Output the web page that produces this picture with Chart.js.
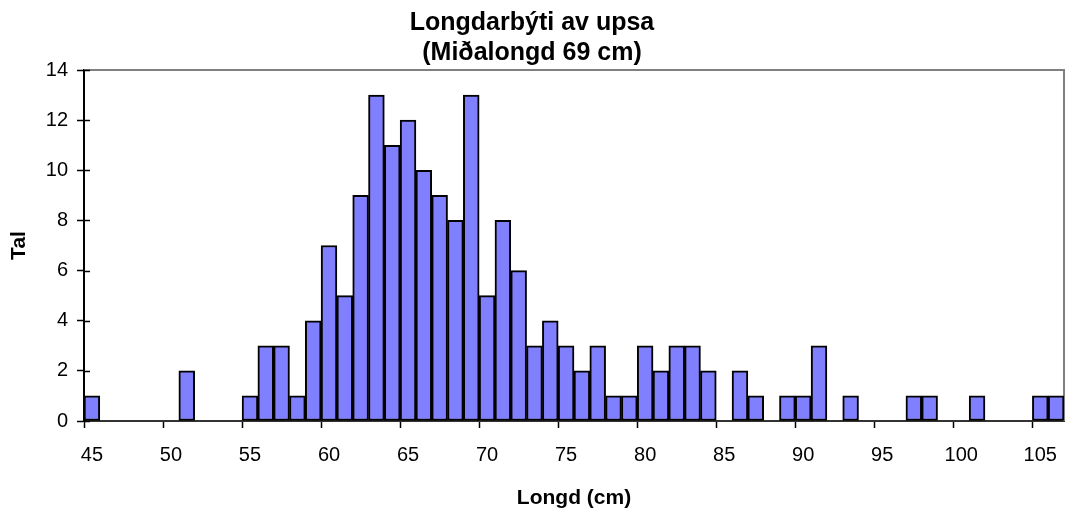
<!DOCTYPE html>
<html>
<head>
<meta charset="utf-8">
<script src="https://cdn.jsdelivr.net/npm/chart.js@4"></script>
<style>
  html, body { margin: 0; padding: 0; background: #fff; }
  #wrap { width: 1066px; height: 511px; }
</style>
</head>
<body>
<div id="wrap"><canvas id="lenChart" width="1066" height="511"></canvas></div>
<script>
// Longd (cm) - one bin per cm
var lengths = [45, 46, 47, 48, 49, 50, 51, 52, 53, 54, 55, 56, 57, 58, 59, 60, 61, 62, 63, 64, 65,
               66, 67, 68, 69, 70, 71, 72, 73, 74, 75, 76, 77, 78, 79, 80, 81, 82, 83, 84, 85,
               86, 87, 88, 89, 90, 91, 92, 93, 94, 95, 96, 97, 98, 99, 100, 101, 102, 103, 104, 105, 106];
// Tal (count per bin)
var counts = [1, 0, 0, 0, 0, 0, 2, 0, 0, 0, 1, 3, 3, 1, 4, 7, 5, 9, 13, 11, 12,
              10, 9, 8, 13, 5, 8, 6, 3, 4, 3, 2, 3, 1, 1, 3, 2, 3, 3, 2, 0,
              2, 1, 0, 1, 1, 3, 0, 1, 0, 0, 0, 1, 1, 0, 0, 1, 0, 0, 0, 1, 1];
// labelled x ticks
var xTickLabels = [45, 50, 55, 60, 65, 70, 75, 80, 85, 90, 95, 100, 105];
var yTicks = [0, 2, 4, 6, 8, 10, 12, 14];

var fontFamily = '"Liberation Sans", Arial, sans-serif';
Chart.defaults.font.family = fontFamily;
Chart.defaults.color = '#000';

// grey frame on top and right of the plot, like the excel original
var frame = {
    id: 'frame',
    beforeDatasetsDraw: function (chart) {
        var a = chart.chartArea, c = chart.ctx;
        c.save();
        c.strokeStyle = '#808080';
        c.lineWidth = 2;
        c.beginPath();
        c.moveTo(a.left, a.top);
        c.lineTo(a.right, a.top);
        c.lineTo(a.right, a.bottom);
        c.stroke();
        // y ticks cross the axis a bit
        var y = chart.scales.y;
        c.strokeStyle = '#000';
        c.lineWidth = 1.5;
        yTicks.forEach(function (v) {
            var py = Math.round(y.getPixelForValue(v)) + 0.5;
            c.beginPath();
            c.moveTo(a.left, py);
            c.lineTo(a.left + 6, py);
            c.stroke();
        });
        c.restore();
    }
};

var ctx = document.getElementById('lenChart').getContext('2d');
var lenChart = new Chart(ctx, {
    type: 'bar',
    data: {
        labels: lengths,
        datasets: [{
            label: 'Tal',
            data: counts,
            backgroundColor: '#8080ff',
            borderColor: '#000',
            borderWidth: 2,
            borderSkipped: false,
            barPercentage: 1,
            categoryPercentage: 1
        }]
    },
    options: {
        responsive: false,
        animation: false,
        layout: { padding: { left: 0, right: 2, top: 0, bottom: 0 } },
        scales: {
            x: {
                offset: true,
                afterFit: function (s) {
                    s.height = 90;
                    s.paddingLeft = 0;
                    s.paddingRight = 0;
                },
                grid: {
                    offset: true,
                    drawOnChartArea: false,
                    tickLength: 7,
                    tickWidth: 1.5,
                    tickColor: function (c) {
                        return (c.index !== undefined && xTickLabels.indexOf(lengths[c.index]) >= 0) ? '#000' : 'rgba(0,0,0,0)';
                    }
                },
                border: { color: '#333', width: 2 },
                ticks: {
                    autoSkip: false,
                    maxRotation: 0,
                    padding: 15,
                    font: { size: 20 },
                    callback: function (v, i) {
                        return xTickLabels.indexOf(lengths[i]) >= 0 ? String(lengths[i]) : '';
                    }
                },
                title: {
                    display: true,
                    text: 'Longd (cm)',
                    font: { size: 21, weight: 'bold' },
                    padding: { top: 0, bottom: 0 }
                }
            },
            y: {
                min: 0,
                max: 14,
                afterFit: function (s) { s.width = 84; },
                afterBuildTicks: function (s) {
                    s.ticks = yTicks.map(function (v) { return { value: v }; });
                },
                grid: {
                    drawOnChartArea: false,
                    tickLength: 7,
                    tickWidth: 1.5,
                    tickColor: '#000'
                },
                border: { color: '#000', width: 2 },
                ticks: {
                    padding: 9,
                    font: { size: 20 }
                },
                title: {
                    display: true,
                    text: 'Tal',
                    font: { size: 21, weight: 'bold' },
                    padding: { top: 7, bottom: 0 }
                }
            }
        },
        plugins: {
            legend: { display: false },
            tooltip: { enabled: false },
            title: {
                display: true,
                text: ['Longdarbýti av upsa', '(Miðalongd 69 cm)'],
                font: { size: 25, weight: 'bold', lineHeight: 1.2 },
                color: '#000',
                padding: { top: 8, bottom: 2 }
            }
        }
    },
    plugins: [frame]
});
</script>
</body>
</html>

What to produce
Pictures are excluded; extract exactly the lines from the start of the data through the line that holds "Chart.defaults.color = '#000';", both ends included.

Response for this exercise
Output the web page that produces this picture with Chart.js.
<!DOCTYPE html>
<html>
<head>
<meta charset="utf-8">
<script src="https://cdn.jsdelivr.net/npm/chart.js@4"></script>
<style>
  html, body { margin: 0; padding: 0; background: #fff; }
  #wrap { width: 1066px; height: 511px; }
</style>
</head>
<body>
<div id="wrap"><canvas id="lenChart" width="1066" height="511"></canvas></div>
<script>
// Longd (cm) - one bin per cm
var lengths = [45, 46, 47, 48, 49, 50, 51, 52, 53, 54, 55, 56, 57, 58, 59, 60, 61, 62, 63, 64, 65,
               66, 67, 68, 69, 70, 71, 72, 73, 74, 75, 76, 77, 78, 79, 80, 81, 82, 83, 84, 85,
               86, 87, 88, 89, 90, 91, 92, 93, 94, 95, 96, 97, 98, 99, 100, 101, 102, 103, 104, 105, 106];
// Tal (count per bin)
var counts = [1, 0, 0, 0, 0, 0, 2, 0, 0, 0, 1, 3, 3, 1, 4, 7, 5, 9, 13, 11, 12,
              10, 9, 8, 13, 5, 8, 6, 3, 4, 3, 2, 3, 1, 1, 3, 2, 3, 3, 2, 0,
              2, 1, 0, 1, 1, 3, 0, 1, 0, 0, 0, 1, 1, 0, 0, 1, 0, 0, 0, 1, 1];
// labelled x ticks
var xTickLabels = [45, 50, 55, 60, 65, 70, 75, 80, 85, 90, 95, 100, 105];
var yTicks = [0, 2, 4, 6, 8, 10, 12, 14];

var fontFamily = '"Liberation Sans", Arial, sans-serif';
Chart.defaults.font.family = fontFamily;
Chart.defaults.color = '#000';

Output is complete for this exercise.